Excited: because better hitreg.
Concerned: If something so painfully primitive and obvious such as this only gets noticed well more than a year after the creation of HSR... then it only brings up more suspicions on other aspects of the game... things that do not work properly not because there is a reason, but because it has not been figured out yet.
I would LOVE to see the face of wannabe l337s in their firestarters throwing l2p comments around denying every video or personal experiences (some of them in particular in fact)
To address this concern, voiced also by several others in this thread:
Animation rewinding was always something we were aware of, and intentionally chose not to support in the initial implementation of the HSR algorithm. The reason for this is, that at the time, the HSR algorithm's complexity made animation rewinding prohibitively expensive. In certain degenerative cases, server performance would be impacted to the point that the game would be unplayable. This negative effect outweighed the potential positive effects that animation rewinding would introduce. We felt that delivering the HSR algorithm as you know it now (without animation rewinding) was still a great improvement to the game, even though it wasn't as complete as we would have liked.
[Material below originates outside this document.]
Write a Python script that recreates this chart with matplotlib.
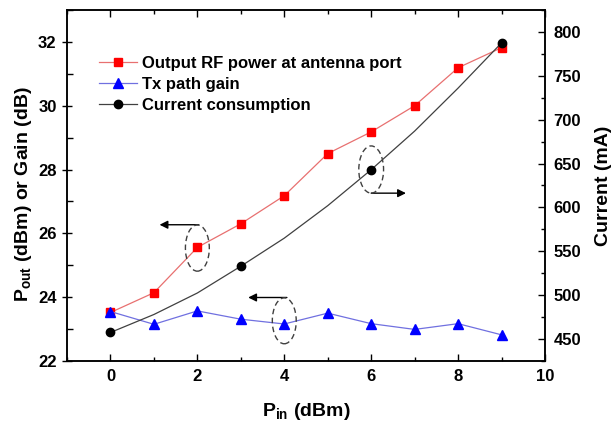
import matplotlib
matplotlib.use("Agg")
import matplotlib.pyplot as plt
from matplotlib.patches import Ellipse
from matplotlib.ticker import MultipleLocator

plt.rcParams['font.family'] = ['Liberation Sans', 'DejaVu Sans']
plt.rcParams['font.weight'] = 'bold'
plt.rcParams['mathtext.fontset'] = 'custom'
plt.rcParams['mathtext.rm'] = 'Liberation Sans:bold'
plt.rcParams['mathtext.bf'] = 'Liberation Sans:bold'
plt.rcParams['mathtext.it'] = 'Liberation Sans:bold'

# Data
pin = [0, 1, 2, 3, 4, 5, 6, 7, 8, 9]
pout = [23.52, 24.14, 25.56, 26.30, 27.18, 28.50, 29.18, 30.00, 31.19, 31.82]
gain = [23.55, 23.15, 23.57, 23.31, 23.16, 23.50, 23.17, 22.99, 23.17, 22.82]
current_pin = [0, 3, 6, 9]
current = [457.5, 533, 643, 787.5]
# smooth current curve at each integer Pin
curve_pin = [0, 1, 2, 3, 4, 5, 6, 7, 8, 9]
curve_current = [457.5, 478, 502.5, 533, 565, 602, 643, 687, 736, 787.5]

legend_labels = ['Output RF power at antenna port', 'Tx path gain', 'Current consumption']

fig = plt.figure(figsize=(6.15, 4.25), dpi=100)
ax1 = fig.add_axes([67/615, 1-361/425, (545-67)/615, (361-10)/425])
ax2 = ax1.twinx()

l1, = ax1.plot(pin, pout, color='#e87070', lw=0.9, marker='s', ms=5.2,
               mfc='#ff0000', mec='#ff0000')
l2, = ax1.plot(pin, gain, color='#7070e0', lw=0.9, marker='^', ms=6.5,
               mfc='#0000ff', mec='#0000ff')
ax2.plot(curve_pin, curve_current, color='#404040', lw=0.9)
ax2.plot(current_pin, current, ls='none', marker='o', ms=6, color='black')
l3, = ax1.plot([], [], color='#404040', lw=0.9, marker='o', ms=6, mfc='black', mec='black')

ax1.set_xlim(-1, 10)
ax1.set_ylim(22, 33)
ax2.set_ylim(425, 825)

ax1.xaxis.set_major_locator(MultipleLocator(2))
ax1.xaxis.set_minor_locator(MultipleLocator(1))
ax1.yaxis.set_major_locator(MultipleLocator(2))
ax1.yaxis.set_minor_locator(MultipleLocator(1))
ax2.yaxis.set_major_locator(MultipleLocator(50))
ax2.yaxis.set_minor_locator(MultipleLocator(25))

ax1.tick_params(axis='x', which='both', direction='in', top=True, labelsize=12, width=1, pad=6)
ax1.tick_params(axis='x', which='major', length=5)
ax1.tick_params(axis='x', which='minor', length=3)
ax1.tick_params(axis='y', which='major', direction='inout', length=7, width=1, labelsize=12, right=False, pad=4)
ax1.tick_params(axis='y', which='minor', direction='in', length=4, width=1, right=False)
ax2.tick_params(axis='y', which='major', direction='in', length=5, width=1, labelsize=12, pad=6)
ax2.tick_params(axis='y', which='minor', direction='in', length=3, width=1)

for ax in (ax1, ax2):
    for s in ax.spines.values():
        s.set_linewidth(1.1)

ax1.set_xlabel(r'$\mathbf{P_{in}}$ (dBm)', fontsize=14, fontweight='bold', labelpad=12)
ax1.set_ylabel(r'$\mathbf{P_{out}}$ (dBm) or Gain (dB)', fontsize=14, fontweight='bold')
ax1.yaxis.set_label_coords(-0.07, 0.476)
ax2.set_ylabel('Current (mA)', fontsize=14, fontweight='bold', labelpad=10)

leg = ax1.legend([l1, l2, l3], legend_labels, loc='upper left',
                 bbox_to_anchor=(0.052, 0.889), frameon=False, fontsize=12,
                 handlelength=2.3, handletextpad=0.3, labelspacing=0.38, borderaxespad=0)
for t in leg.get_texts():
    t.set_fontweight('bold')

# dashed ellipses and arrows
ells = [((2.0, 25.54), 0.55, 1.45), ((6.0, 28.0), 0.57, 1.48), ((4.0, 23.26), 0.55, 1.44)]
for c, w, h in ells:
    ax1.add_patch(Ellipse(c, w, h, fill=False, ls=(0, (4, 2.5)), lw=1, ec='#404040', zorder=5))

arrows = [((2.03, 26.27), (1.13, 26.27)), ((6.0, 27.26), (6.8, 27.26)), ((4.06, 23.99), (3.17, 23.99))]
for start, end in arrows:
    ax1.annotate('', xy=end, xytext=start,
                 arrowprops=dict(arrowstyle='-|>', color='black', lw=1, mutation_scale=12,
                                 shrinkA=0, shrinkB=0))

fig.savefig('out.png', dpi=100)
In the coming round of changes, several key optimizations were made to the way the HSR algorithm works that now make animation rewinding viable. Which is why these changes are coming now.
With that said, as you have seen, Russ mentioned that several other bugs were fixed along the way. These also contributed to problems with the HSR algorithm. So, to be clear, animation rewinding isn't the only reason for "hit reg" problems. We are hopeful that the changes, as a whole (including the bug fixes) should be a noticeable improvement for users of any ping.
zagibu, on 26 June 2015 - 07:05 AM, said:
Let's say you have 200ms ping. If you fire at a target, you basically fire at a position that is 200ms old. Then it takes another 200ms for your fire command to reach the server. Without anything to help address this delay, you would miss a lot, because you would fire at a position your target was at 400ms ago. With host state rewind, the server basically rewind's everything 400ms into the past, so that it hopefully has roughly the same situation that you saw on your client.
This is the right idea. However, ping is a round trip time (i.e. the time it takes a message to get from your client to the server and then back to your client). That means if you have 200ms ping, it actually takes 100ms for a message to go in one direction. Therefore, what you see is actually 100ms old. Then, it takes another 100 ms for your fire command to reach the server. So by the time the server is processing your fire request, it is 200 ms ahead of what the client decided to shoot at. The server compensates for exactly this time difference.